Janet Anne Haradon Dailey (May 21, 1944 – December 14, 2013) was an American author of numerous romance novels as Janet Dailey (her married name). Her novels have been translated into nineteen languages and have sold more than 300 million copies worldwide. Dailey was both an author and entrepreneur.
Janet Anne Haradon was born on May 21, 1944 in Storm Lake, Iowa to Boyd Clayton Haradon and Lena Louise (Zimmer) Haradon. She grew up in Iowa and graduated from high school in Independence, Iowa.

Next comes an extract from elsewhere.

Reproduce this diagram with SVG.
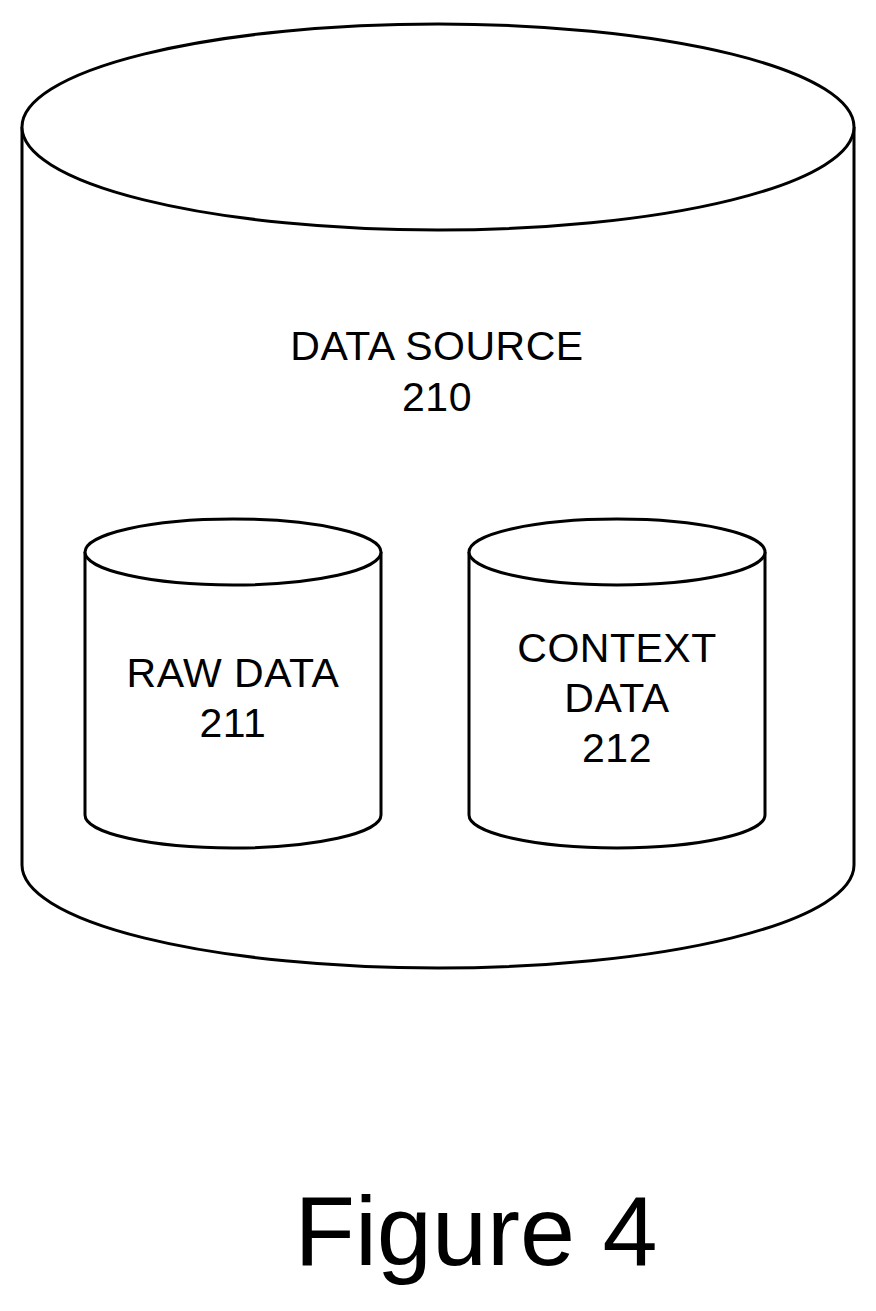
<svg xmlns="http://www.w3.org/2000/svg" width="876" height="1311" viewBox="0 0 876 1311">
<style>
.s{fill:#fff;stroke:#000;stroke-width:3}
.t{font-family:"Liberation Sans",Arial,sans-serif;font-size:41px;text-anchor:middle;fill:#000;letter-spacing:0.5px}
</style>
<rect width="876" height="1311" fill="#fff"/>
<g id="data-source">
<path class="s" d="M22,127 L22,865 A416,103 0 0 0 854,865 L854,127"/>
<ellipse class="s" cx="438" cy="127" rx="416" ry="103"/>
<text class="t" x="437" y="360">DATA SOURCE</text>
<text class="t" x="437" y="411">210</text>
</g>
<g id="raw-data">
<path class="s" d="M85,552 L85,815 A148,33 0 0 0 381,815 L381,552"/>
<ellipse class="s" cx="233" cy="552" rx="148" ry="33"/>
<text class="t" x="233" y="687">RAW DATA</text>
<text class="t" x="233" y="737">211</text>
</g>
<g id="context-data">
<path class="s" d="M469,552 L469,815 A148,33 0 0 0 765,815 L765,552"/>
<ellipse class="s" cx="617" cy="552" rx="148" ry="33"/>
<text class="t" x="617" y="662">CONTEXT</text>
<text class="t" x="617" y="712">DATA</text>
<text class="t" x="617" y="762">212</text>
</g>
<g id="connectors"/>
<text class="t" x="476" y="1265" style="font-size:99px;letter-spacing:0">Figure 4</text>
</svg>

Dailey always wanted to be a writer and loved books. Her three elder sisters often read to her when she was good. By the age of four, she had her own library card. She graduated in 1962 from Jefferson High School in nearby Independence, Iowa and worked for a construction firm owned by her future husband, Bill Dailey, who was 15 years her senior. The two continued to work together, often spending 17 hours a day, seven days a week at work and married in 1964.
In 1974, after asserting yet again that she could write a better romance novel than those she had read, Dailey's husband challenged her to prove it. She sold her first manuscript to Harlequin, becoming their first American author. American writers had never written for category romances, and Harlequin was unwilling to gamble that readers would embrace the American themes or American settings, and rejected other American authors, such as Nora Roberts, because they "already had their American writer."